A review of cases relating to promulgation of ordinances by the Governor and the President should reveal that first, while the power of the President is subjective and his motives as such are not subject to review, the condition that neither house is in session must be satisfied naturally and not as a result of executive action. Second, even if the exceptions provided for in DC Wadhwa are valid, the NDA government does not satisfy them in its re-promulgations.

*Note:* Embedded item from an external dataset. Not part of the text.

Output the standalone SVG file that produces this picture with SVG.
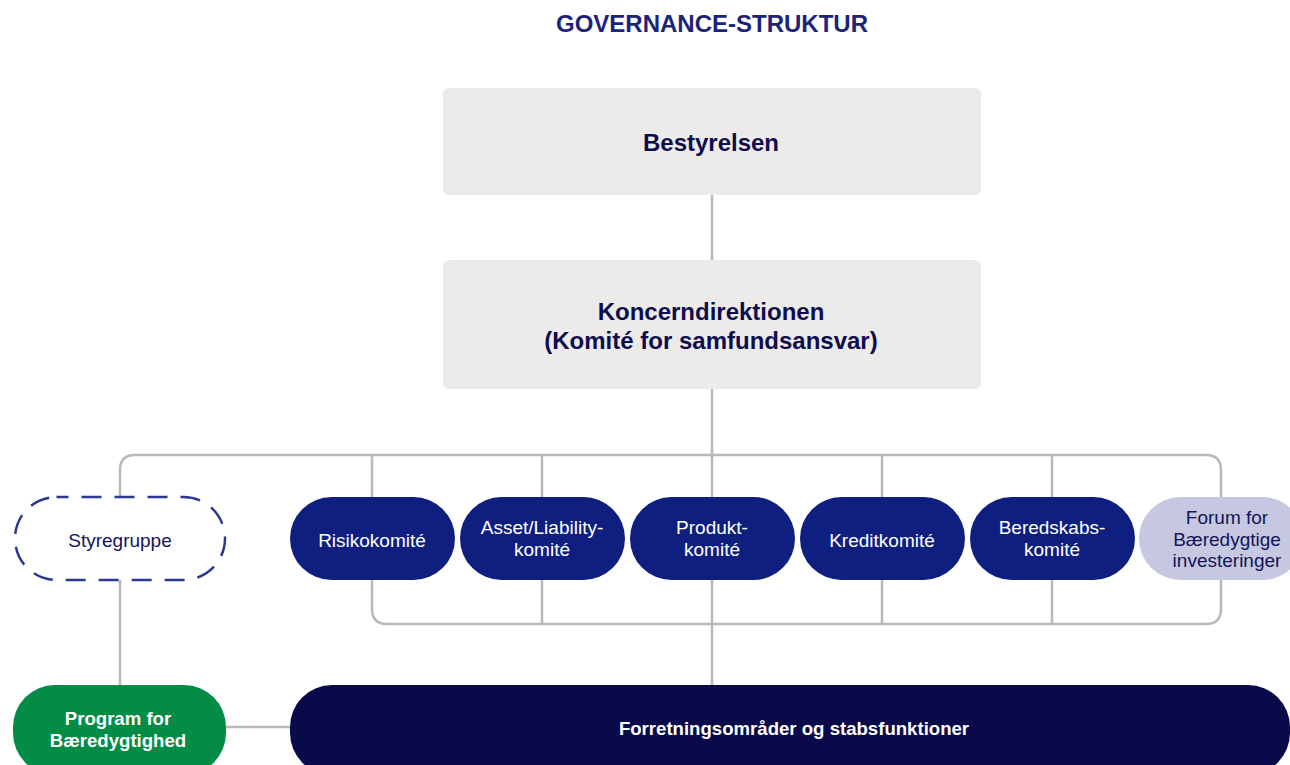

The real test will be how far the Supreme Court is willing to expand its power of judicial review. Already in Bommai, the Court has held that a subjective decision of the President is capable of being scrutinized, all that is left for the Court to do is refrain from conceptualizing Presidential legislation and parliamentary legislation as the same thing. Despite the fact that both these powers result in the creation of a law there are different constitutional limitations on the manner in which they can exercise them.